My first problem was that I decided not to write a script. Lately when I’ve been doing public speaking engagements (such as our thank yous at our book launch and my memories of my grandmother at her funeral), I’ve been writing down what I’m going to say instead of winging it. This isn’t really typical for me. Usually I write a general outline and speak off the cuff – at least that’s what I more or less did in Grad School and College. And, apparently, I feel, I should’ve done that for this presentation. For my Thesis Defense, I wrote a detailed outline and spoke from there. This time, I wrote a brief outline of the points and dates I wanted to hit on my iPad and didn’t provide notes for each slide. I figured I could tell the story from my slide points and go from there. I also wanted to shape my talk based upon what the others were going to say so that there wasn’t too much overlap in our discussion of process. Which I started to do during the first speaker. I was getting pumped and had really great points I wanted to add to my presentation. She was doing more of a history lesson of her book rather than a discussion of process so there was some additional stuff I wanted to talk about.
And then the fire alarm went off.
And we had to evacuate the building.
And all of those thoughts left my head and I was only left with the few notes on my iPad and a sense of being rattled and thrown off my game.
After they let us back in and I was the first one up after the evacuation, I feel like I fumbled my way through the presentation.
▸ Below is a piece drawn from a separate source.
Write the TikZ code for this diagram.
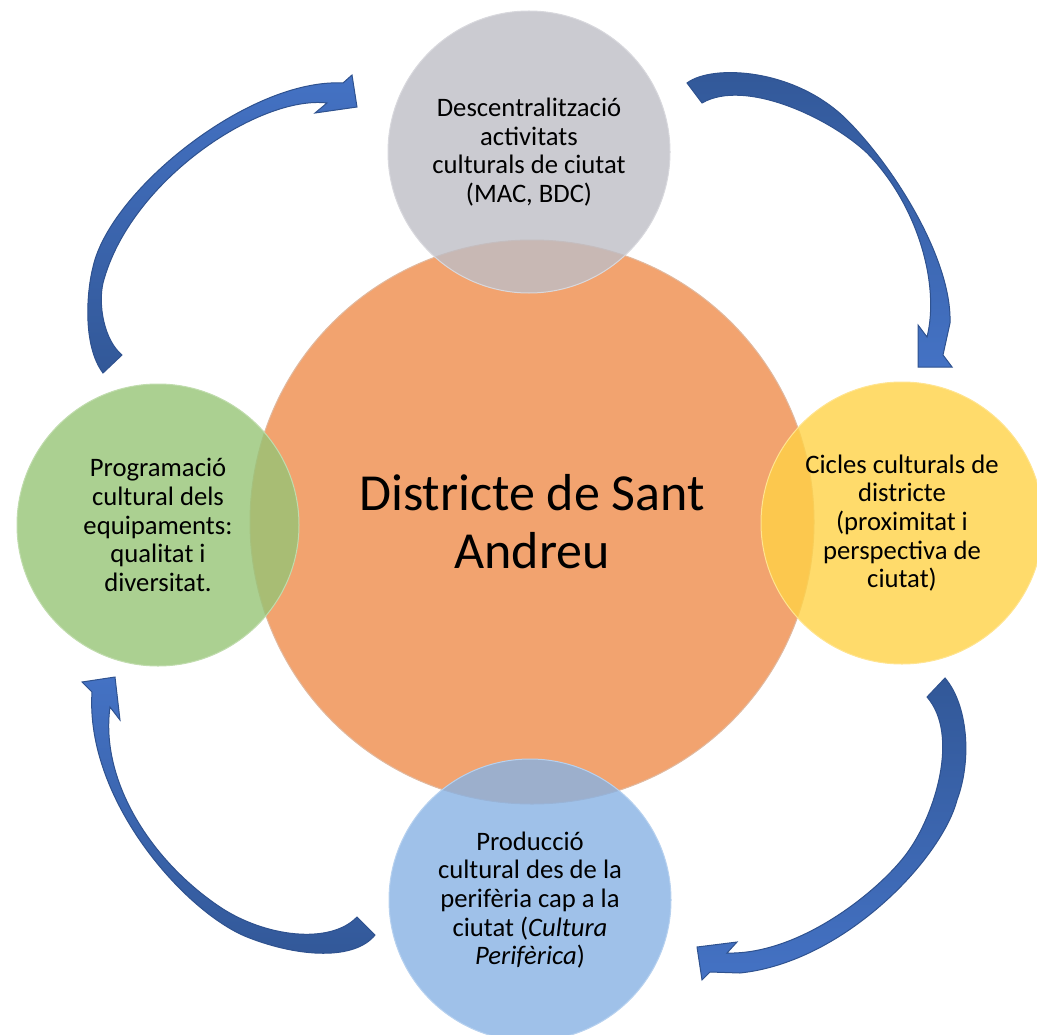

I feel like I wasn’t linear in my descriptions and I often got ahead of myself. And since I went second and the audience had little idea of the process, discussing my challenges was actually not the best idea. Because I was assuming that they were coming in with an idea of collecting photos and stories and stuff like that. And they really weren’t.
Another thing that threw me was when I started discussing the role of missionaries in the loss of Hawaiian language and the decline of Hawaiian education attainment that (I thought/interpreted) an audience member in the back was making faces of displeasure and that I had hit a nerve. Which didn’t necessarily upset me, but it threw me a little, and I suddenly realized that I wasn’t sure if the other panelists understood what I meant when I said I was going to discuss sovereignty and Hawaiian politics and my position on them. And I didn’t want to make anyone mad. But, I did a little bit, too, which is why I went on to further discuss politics of blood quantum and government shenanigans dealing with Native Hawaiians. But not as eloquently as I wanted and probably not as clearly either, since by then I had abandoned the notes on my ipad and was free-balling it.
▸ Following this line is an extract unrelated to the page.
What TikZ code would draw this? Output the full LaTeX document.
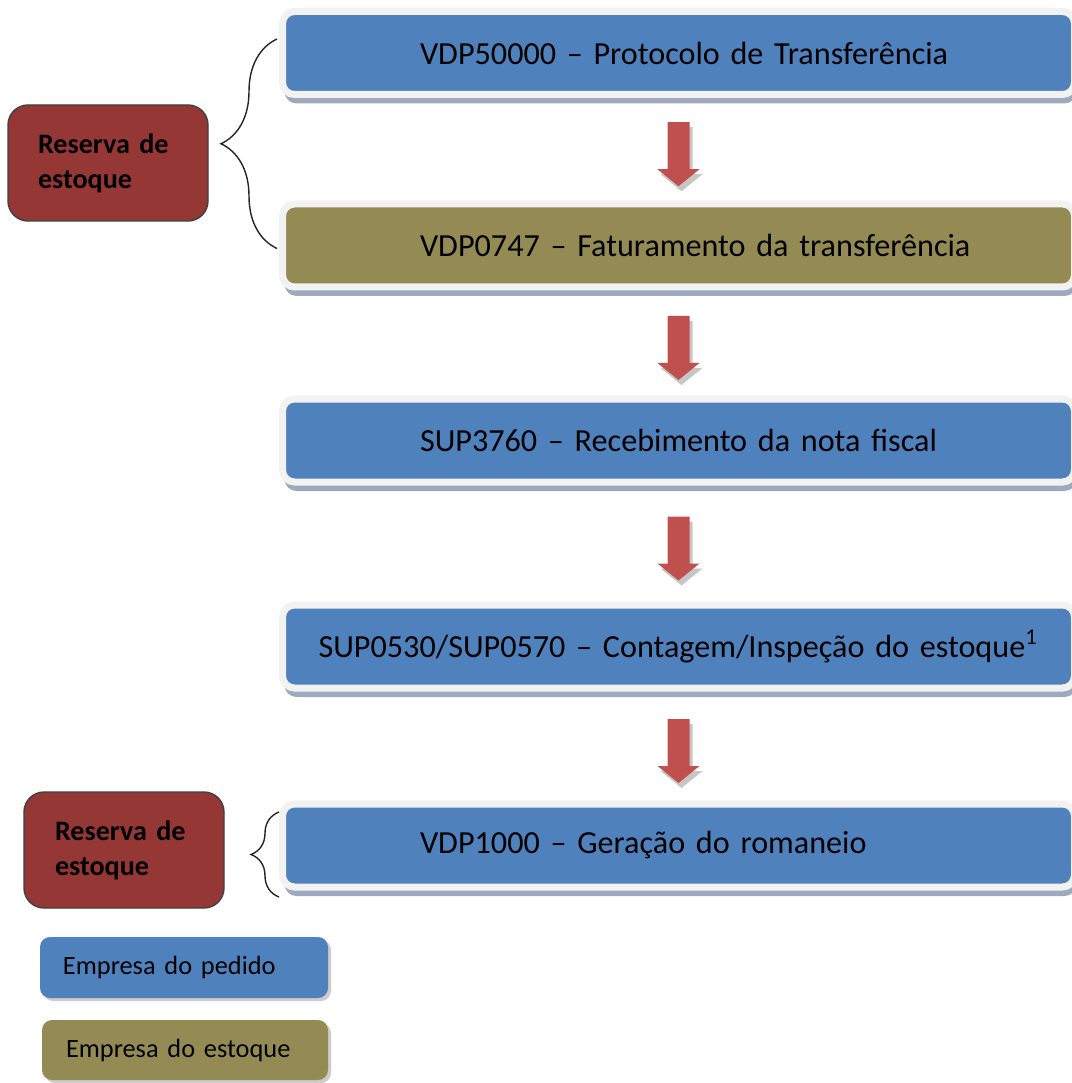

I think what might have also helped my presentation was setting out specific questions to answer for the panel. I felt like I didn’t have much direction and that usually throws me. I didn’t take the time to really think about what the audience might want to know and since I didn’t know what order I was going in, I should’ve made extra slides and such to cover stuff that might not have been covered already. In hindsight, I think that if I had gone 3rd or 4th my presentation would’ve made more sense.
So, here is what I’m going to do differently for my presentation at SAA in August:
- Have a script/super detailed notes for every slide
- Create a list of questions to answer if the moderator doesn’t provide any
- Have more confidence in my abilities as a public speaker
- Find out what order we’re going in. Now that I know more or less what the other panelist’s presentations look like, I know that I can fill in gaps and still promote the same message. Just add in other ideas and processes of the book to flush it out.
- Tailor it to Archivists. One of the problems with ALA is that it covers so many different types of librarians that its hard to tailor your answers to just one. What was nice about our panel was that we had an academic librarian, a public librarian, a law school librarian, and two historical society representatives. I should have spoken more about being a public librarian and how that influenced my work.
Hindsight is 20/20, but now that I’ve had that experience (and an unusual one at that with the fire alarm!) I know that I can’t go anywhere but up. My presentations at SAA and JCLC should be much improved.